Marine scout sniper in a ghillie suit observing through a rifle scope

Marine Scout Sniper Training & the Scout Sniper School

February 22, 202612 min read

What Marine Scout Sniper Training Involved and What Replaced It

Marine scout sniper training produced some of the most lethal precision marksmen the U.S. military has ever fielded, and in December 2023 the Marine Corps graduated its final class and retired the program. For more than eight decades, the Scout Sniper Basic Course turned hand-picked infantrymen into Hunters of Gunmen: Marines who could stalk within yards of an enemy, gather intelligence for days without being seen, and deliver a single decisive shot at extreme range. This guide breaks down what that pipeline actually demanded, selection, fieldcraft, marksmanship, and the mental discipline behind the scope, and explains how the capability lives on today under the new MOS 0322 Reconnaissance Sniper designation inside reconnaissance battalions and Marine special operations.

Summary

This article examines what Marine Corps Scout Sniper selection and training involved before the program closed, emphasizing marksmanship, stealth, reconnaissance, mental resilience, and disciplined precision. It outlines the curriculum pillars, advanced ballistics, camouflage and concealment, observation and reporting, scenario-based drills, and small-team tactics, that defined the course. The operational role centered on hidden intelligence gathering and surgical engagements that shaped broader maneuvers while minimizing collateral damage. It closes by explaining how the Marine Corps reorganized that capability under Force Design and the 0322 Reconnaissance Sniper MOS.

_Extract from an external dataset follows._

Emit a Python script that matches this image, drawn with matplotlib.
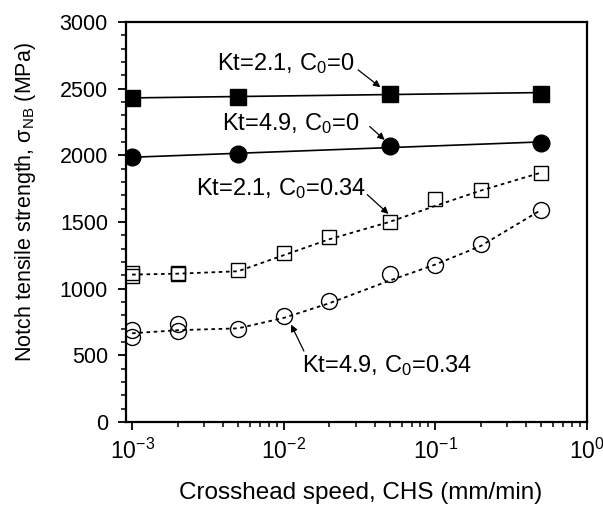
import numpy as np
import matplotlib
matplotlib.use("Agg")
import matplotlib.pyplot as plt
from matplotlib.ticker import LogLocator, MultipleLocator, FixedLocator

plt.rcParams['font.family'] = ['Liberation Sans', 'DejaVu Sans']
plt.rcParams['mathtext.fontset'] = 'custom'
plt.rcParams['mathtext.rm'] = 'Liberation Sans'
plt.rcParams['mathtext.it'] = 'Liberation Sans:italic'
plt.rcParams['mathtext.bf'] = 'Liberation Sans:bold'

# Kt=2.1 / Kt=4.9, без водорода (C0=0)
chs_c0 = [0.001, 0.005, 0.05, 0.5]
kt21_c0 = [2430, 2440, 2460, 2460]
kt49_c0 = [1990, 2008, 2072, 2095]

# C0=0.34 -- по две точки на самых малых скоростях
chs_h = [0.001, 0.001, 0.002, 0.002, 0.005, 0.01, 0.02, 0.05, 0.1, 0.2, 0.5]
kt21_h = [1095, 1115, 1108, 1116, 1137, 1265, 1387, 1500, 1675, 1742, 1867]
kt49_h = [640, 690, 685, 732, 700, 792, 907, 1112, 1177, 1337, 1587]

# линии тренда
fit_x = [0.001, 0.002, 0.005, 0.01, 0.02, 0.05, 0.1, 0.2, 0.5]
fit_kt21_h = [1105, 1112, 1130, 1250, 1370, 1500, 1620, 1735, 1870]
fit_kt49_h = [665, 688, 702, 780, 890, 1060, 1180, 1320, 1590]
line_x = [0.001, 0.5]
line_kt21 = [2430, 2470]
line_kt49 = [1985, 2100]

fig = plt.figure(figsize=(6.03, 5.09), dpi=100)
ax = fig.add_axes([0.209, 0.171, 0.764, 0.786])

ax.plot(line_x, line_kt21, color='black', lw=1.2)
ax.plot(line_x, line_kt49, color='black', lw=1.2)
ax.plot(fit_x, fit_kt21_h, color='black', lw=1.3, ls=(0, (2, 2)))
ax.plot(fit_x, fit_kt49_h, color='black', lw=1.3, ls=(0, (2, 2)))

ax.plot(chs_c0, kt21_c0, 's', ms=11.5, color='black', ls='none')
ax.plot(chs_c0, kt49_c0, 'o', ms=12, color='black', ls='none')
ax.plot(chs_h, kt21_h, 's', ms=10.5, mfc='none', mec='black', mew=1.0, ls='none')
ax.plot(chs_h, kt49_h, 'o', ms=11.5, mfc='none', mec='black', mew=1.0, ls='none')

ax.set_xscale('log')
ax.set_xlim(10 ** -3.04, 1)
ax.set_ylim(0, 3000)
ax.xaxis.set_major_locator(FixedLocator([1e-3, 1e-2, 1e-1, 1e0]))
ax.xaxis.set_minor_locator(LogLocator(base=10, subs=np.arange(2, 10)))
ax.set_xticklabels([r'$10^{-3}$', r'$10^{-2}$', r'$10^{-1}$', r'$10^{0}$'])
ax.yaxis.set_major_locator(MultipleLocator(500))
ax.yaxis.set_minor_locator(MultipleLocator(100))

ax.tick_params(which='major', direction='out', length=6, width=1.3, labelsize=15.5, pad=7)
ax.tick_params(which='minor', direction='out', length=3.5, width=1.1)
ax.tick_params(axis='x', labelsize=16.5, pad=6)
for s in ax.spines.values():
    s.set_linewidth(1.6)

ax.set_xlabel('Crosshead speed, CHS (mm/min)', fontsize=17.5, va='center')
ax.xaxis.set_label_coords(0.51, -0.178)
ax.set_ylabel(r'Notch tensile strength, σ$_{\mathregular{NB}}$ (MPa)', fontsize=15.5, va='center')
ax.yaxis.set_label_coords(-0.219, 0.55)

arrow = dict(arrowstyle='-|>', color='black', lw=0.9, mutation_scale=10, shrinkA=0, shrinkB=0)
lab = dict(fontsize=17, ha='center', va='center')
ax.text(0.0103, 2690, r'Kt=2.1, C$_{\mathregular{0}}$=0', **lab)
ax.annotate('', xy=(0.0435, 2510), xytext=(0.031, 2640), arrowprops=arrow)
ax.text(0.0112, 2240, r'Kt=4.9, C$_{\mathregular{0}}$=0', **lab)
ax.annotate('', xy=(0.0464, 2115), xytext=(0.037, 2215), arrowprops=arrow)
ax.text(0.0096, 1752, r'Kt=2.1, C$_{\mathregular{0}}$=0.34', **lab)
ax.annotate('', xy=(0.0492, 1560), xytext=(0.0356, 1705), arrowprops=arrow)
ax.text(0.0483, 420, r'Kt=4.9, C$_{\mathregular{0}}$=0.34', **lab)
ax.annotate('', xy=(0.0112, 730), xytext=(0.0136, 532), arrowprops=arrow)

fig.savefig('out.png', dpi=100)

Selection and Sniper School

Becoming a Marine scout sniper was never a matter of volunteering off the street. Candidates were already infantry Marines, typically a Lance Corporal or above, hand-selected by their battalion to fill a billet in the Surveillance and Target Acquisition platoon before they ever reached the Scout Sniper Basic Course. Prerequisites were strict: a first-class Physical Fitness Test, a current rifle Expert qualification, a General Technical score of at least 100, vision correctable to 20/20, and a clean disciplinary record. Clearing a bar that high starts well before selection, which is why disciplined military training programs matter for anyone serious about this pipeline.

The course itself was a roughly two-and-a-half-month gauntlet, taught at schoolhouses including Camp Geiger and Camp Pendleton, built to break the unprepared, graduation rates hovered near 44 percent in the late 2010s, meaning more than half of every class washed out. New students were called PIGs (Professionally Instructed Gunmen), and only those who passed earned the title HOG (Hunter of Gunmen).

Curriculum and Core Techniques

The curriculum was far broader than pulling a trigger. Students mastered observation and memory through KIMS games, where they had seconds to study a tray of objects and later recall every detail, the same discipline that lets a sniper memorize a battlefield through a spotting scope. They learned range estimation by eye and by reticle, terrain analysis, sketching and reporting, land navigation, and the construction of detailed range cards. Scenario-based drills layered these skills under fatigue and time pressure, because in the field a scout sniper was an intelligence asset first and a shooter second. Teamwork was built into every event: snipers worked in two-Marine teams, splitting the roles of shooter and spotter and rotating constantly so each could do both.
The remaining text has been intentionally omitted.